Town of Banff councillors, officials and residents met to have a town hall discussion hosted by RCMP about policing and safety in the mountain town.
Tragedy struck the town twice this summer after two people were fatally stabbed in two separate and unrelated altercations less than a month apart. They were the first homicides seen in the resort town in decades.
It has left the town shaken, with some fearful of walking home at night.
"I think a lot of healing still has to happen for our community" said Banff Mayor Corrie DiManno. "There's still a lot of concerns and passion around this topic."
She says the town is working with the community and partner organisations to strengthen a sense of safety in the town. She's invested in listening to residents' concerns.
Staff Sgt. Mike Buxton-Carr, Banff's RCMP detachment commander, told the crowd gathered in the Banff Elementary School gym that the incidents didn't just shake residents — they came as a shock to police as well.
"Our officers felt frustration that they were present and actively working within 100 metres of where the offence happened, for both altercations," Buxton-Carr said.
"While that was suitable for them to make an immediate response, and safely arrest people responsible and prevent further harm, it affected them that they weren't able to prevent that simply by being in the vicinity."
Here's an overview of each incident, according to RCMP:
Just before 2:30 a.m. on Friday, Aug 5, police were called to Banff Avenue, in front of the Dancing Sasquatch. A 26-year-old injured man was rushed to hospital, where he was declared deceased. Police took a 22-year-old man into custody at the scene.
Shortly after midnight on Saturday, Sept. 3, RCMP responded to a 911 call that a man had been stabbed during an altercation in front of the Dancing Sasquatch. Police took two men into custody at a nearby location.
Police stressed that these two incidents weren't linked or related and assured residents that there were no safety concerns to the general public.

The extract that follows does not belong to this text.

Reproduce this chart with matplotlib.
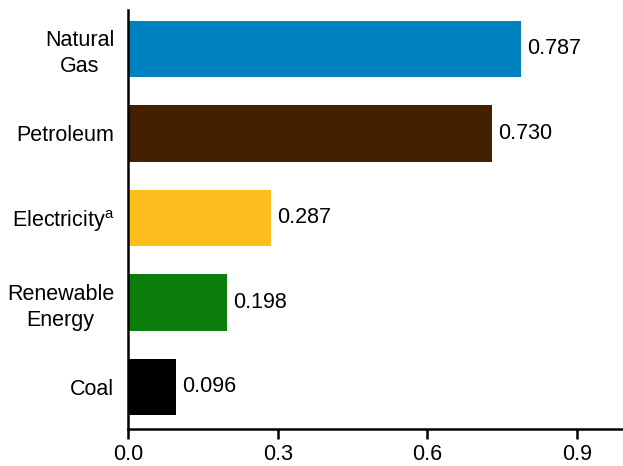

Both matters are now before the courts.
Buxton-Carr explained to residents that despite this summer's two violent crimes, the town is safe, especially given the number of visitors they see in the summer months.
Residents asked questions, many raising concerns and lack of clarity on whether crime has increased since before the pandemic, and year-over-year.
There were several calls for more transparency and a clearer flow of information between residents and police, which Buxton-Carr said was his main takeaway.
"There's a need for a discussion on how we can enhance the public's perception of safety," he said.
RCMP say they plan to do more of these town halls to keep the lines of communication open for residents.